17 facts about Canada geese [54KB]

Canada geese elsewhere - what works and what doesn't [42KB]

View the latest bird count data.

Algal Bloom

Algal bloom is a natural occurrence due to the limited flow of water in the top lake and a build-up of nutrients from waterfowl droppings and feeding. It will usually clear after a few days, however, improving the overall long term water quality in the lake will also help reduce the occurrence. As a result we're looking to implement a process of regular treatment as well as exploring other long-term options.

In 2023 a non-chemical treatment was undertaken that uses a beneficial bacteria which breaks down organic matter and consumes the excess nutrients to improve water quality. This will be implemented on an annual basis with the next course due around April/May 2024 and then again in the late summer. Following advice from a specialist contractor - it may take some time to fully break down the nutrients to an acceptable level.

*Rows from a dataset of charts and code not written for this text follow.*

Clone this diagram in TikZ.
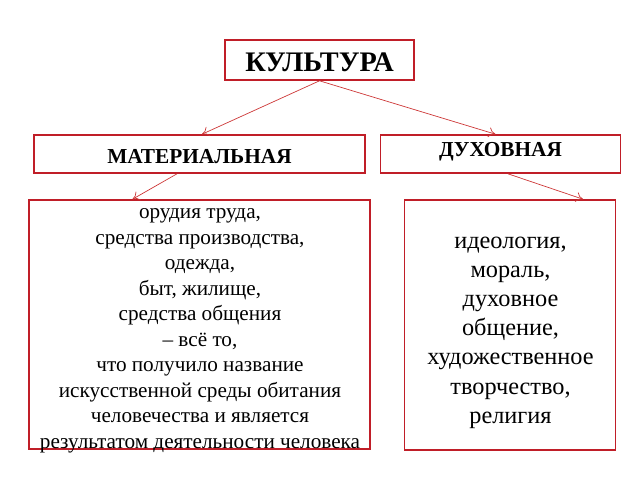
\documentclass[tikz,border=0pt]{standalone}
\usepackage{fontspec}
\setmainfont{Liberation Serif}
\usetikzlibrary{arrows.meta}
\definecolor{boxred}{RGB}{192,30,40}
\definecolor{linered}{RGB}{205,55,55}
\tikzset{
  box/.style={draw=boxred, line width=1.6pt, inner sep=0pt, fill=white},
  conn/.style={draw=linered, line width=0.7pt, -{To[length=7pt,width=10pt]}},
  txt/.style={align=center, inner sep=0pt, text=black}
}
\begin{document}
\begin{tikzpicture}[x=1pt,y=-1pt]
\useasboundingbox (0,0) rectangle (640,480);
\node[box, minimum width=189pt, minimum height=40pt] (kult) at (319.5,60) {};
\node[txt, font=\fontsize{28.3}{32}\selectfont\bfseries] (kultt) at (319.5,62) {КУЛЬТУРА};
\node[box, minimum width=331pt, minimum height=38pt] (mat) at (199.5,154) {};
\node[txt, font=\fontsize{21.3}{24}\selectfont\bfseries] (matt) at (199.5,157) {МАТЕРИАЛЬНАЯ};
\node[box, minimum width=240pt, minimum height=38pt] (dukh) at (500.5,154) {};
\node[txt, font=\fontsize{21.3}{24}\selectfont\bfseries] (dukht) at (500.5,152) {ДУХОВНАЯ};
\node[box, minimum width=341pt, minimum height=249pt] (left) at (199.5,324.5) {};
\node[box, minimum width=211pt, minimum height=250pt] (right) at (510,325) {};
\node[txt, font=\fontsize{21.2}{25.5}\selectfont] (leftt) at (200,331) {орудия труда,\\
средства производства,\\
одежда,\\
быт, жилище,\\
средства общения\\
– всё то,\\
что получило название\\
искусственной среды обитания\\
человечества и является\\
результатом деятельности человека};
\node[txt, font=\fontsize{24.3}{29.2}\selectfont] (rightt) at (510.5,332.5) {идеология,\\
мораль,\\
духовное\\
общение,\\
художественное\\
творчество,\\
религия};
\draw[conn] (kult.south) -- ([xshift=2.5pt]mat.north);
\draw[conn] (kult.south) -- ([xshift=-5pt]dukh.north);
\draw[conn] ([xshift=-22.5pt]mat.south) -- ([xshift=-67pt]left.north);
\draw[conn] ([xshift=7.5pt]dukh.south) -- ([xshift=73pt]right.north);
\end{tikzpicture}
\end{document}
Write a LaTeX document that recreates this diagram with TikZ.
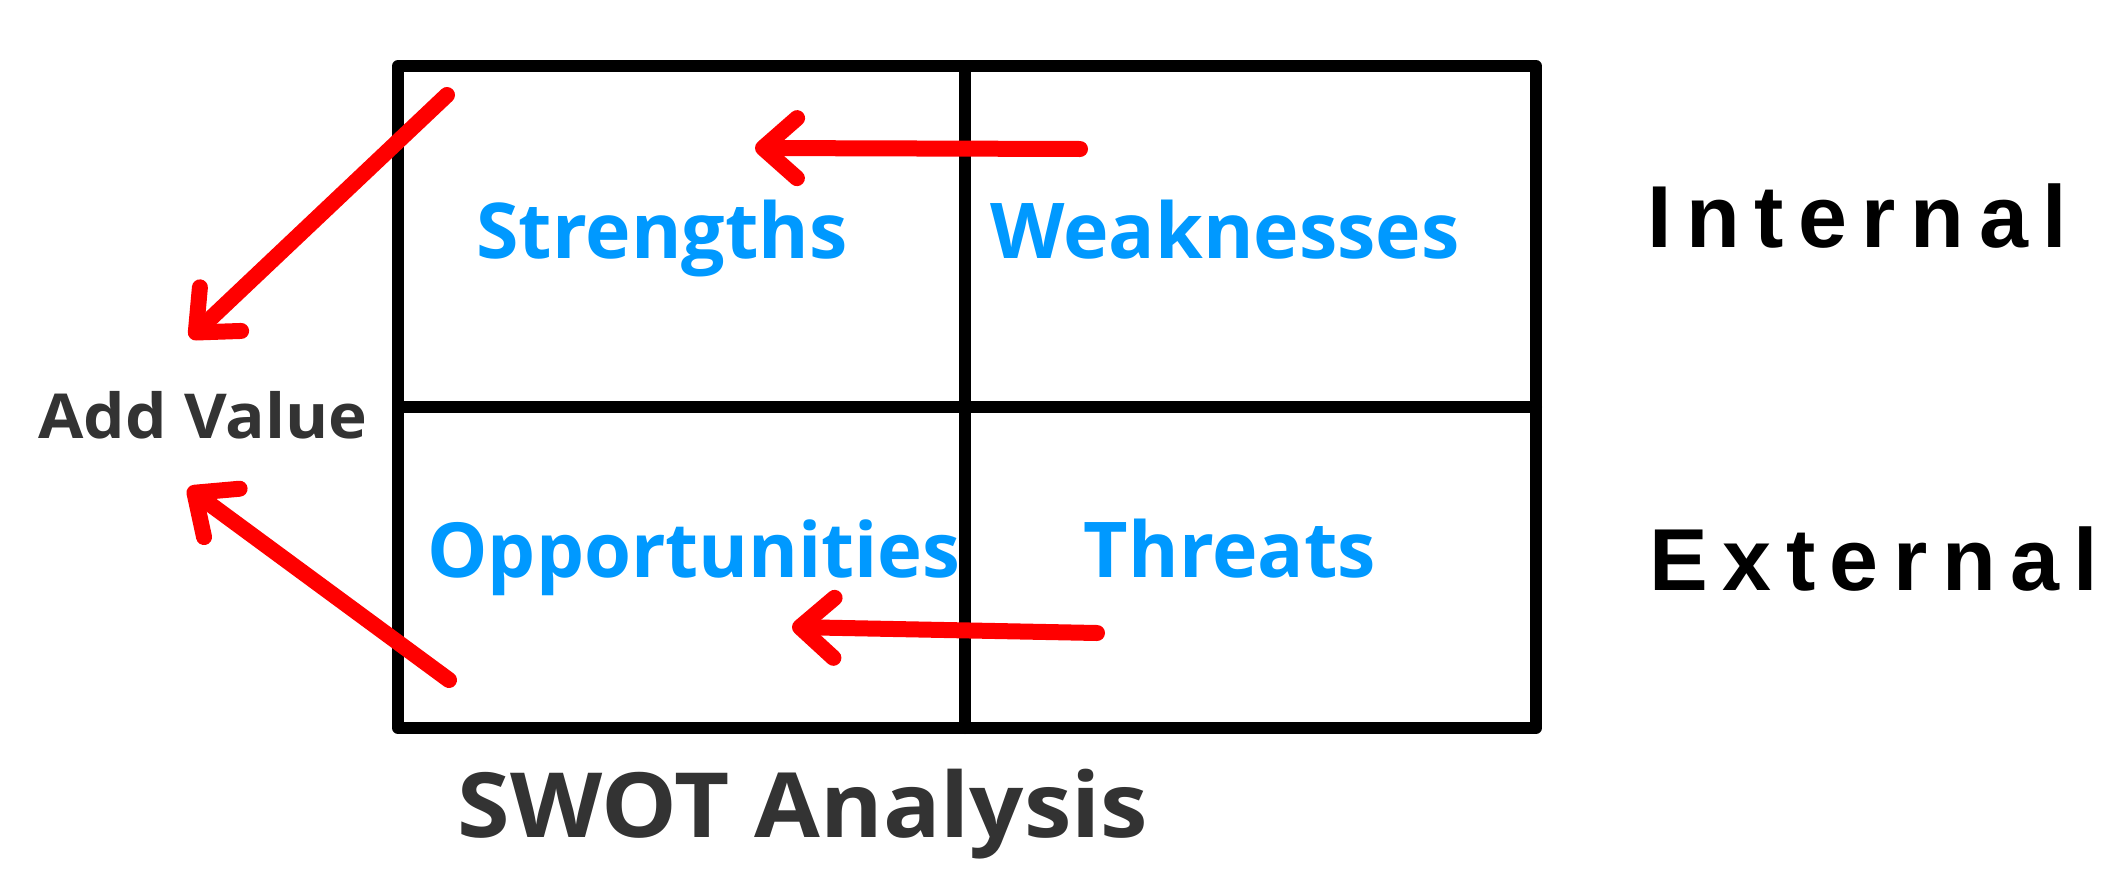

We're also planning more sustainable long-term improvements to the water quality of both lakes through increased planting of marginal water plants along some of the lake edges. This will not only help to increase the oxygen levels in the water to prevent algal bloom, but will also enhance biodiversity through a range of diverse aquatic plants. Research suggests that growing taller vegetation around lake edges will also help prevent the geese from jumping out onto the surrounding banks, eventually changing their habitats and making it less attractive for them to be in the park.

We are currently taking advice on the most appropriate plant species and locations around the lake edges before planting starts in Spring. The areas will then be monitored and further developed if successful.